Post World War II for the next 15 years or so boxing was controlled by the International Boxing Club whose front man was sportsman James D. Norris. The guys really behind it were made Mafia guys Frankie Carbo and Blinky Palermo. Both Walcott and Charles had mobbed managers, Walcott one Nick Bocchicchio and Charles a pair named Tom Tennas and Jacob Mintz. You did as they told you and you got the matches that you needed to advance into contender ranks. Both Walcott and Charles faced each other four times from 1949 to 1951 and both faced Joe Louis.
Walcott did it first and he lost in a 15 round split decision in 1947 that was most unpopular. Louis who heard boos for the first time in his career with that win needed a redemption rematch. He got it in 1948 and knocked Walcott out in the 8th round. But decided that after a reign of 11 years Joe Louis would retire.
The IBC did an elimination tournament and Walcott and Ezzard Charles were named the top two contenders and fought in 1949 and Charles won. Charles never really was accepted by the public as champion. He fought Walcott and beat him again and then when Joe Louis decided to come back because of tax and divorce troubles Charles gave him a match and beat him pretty well in a 15 round decision. Yet Louis, the man who conquered Max Schmeling was an American folk hero at that point and Ezzard Charles was the man who killed Santa Claus.

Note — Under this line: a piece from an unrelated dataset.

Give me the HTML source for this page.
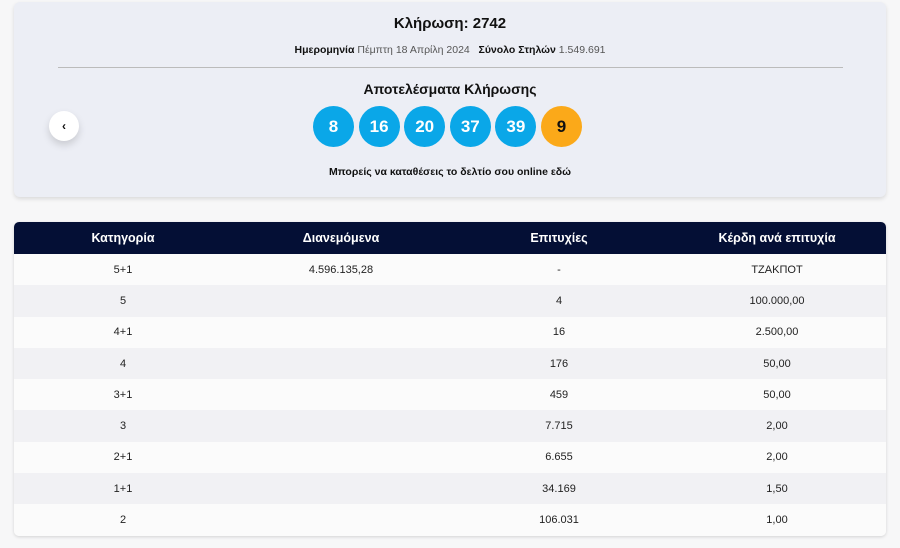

Charles was good about defending his title he had many matches in 1950-51 and a third against Joe Walcott who knocked him out and got the heavyweight championship. He gave Ezzard a rematch and retained the title in their 4th fight.
And then along comes Rocky Marciano who in a memorable contest where Walcott was leading on points knocks him out in the 13th round and becomes champ. Rocky had also knocked out an aging Joe Louis in 1951 before his championship bout. In his career Marciano was 49-0.
And two of his title defenses were against Ezzard Charles, winning a decision the first time and knocking him out the second. Charles was a spent force by that time, but he also didn't save well. He kept fighting until 1959 and most of his career losses were in this last part of his career.
In 1965 Charles who was having difficulty walking had a neurology consult and it was determined he had Lou Gehrig's disease. The last 10 years of his life marked the slow deterioration of an athletic body.
He was a skilled fighter and sad he's ignored and sad he ended up the way he did. But Ezzard Charles was quite a man in the ring and this deserved biography will tell you why.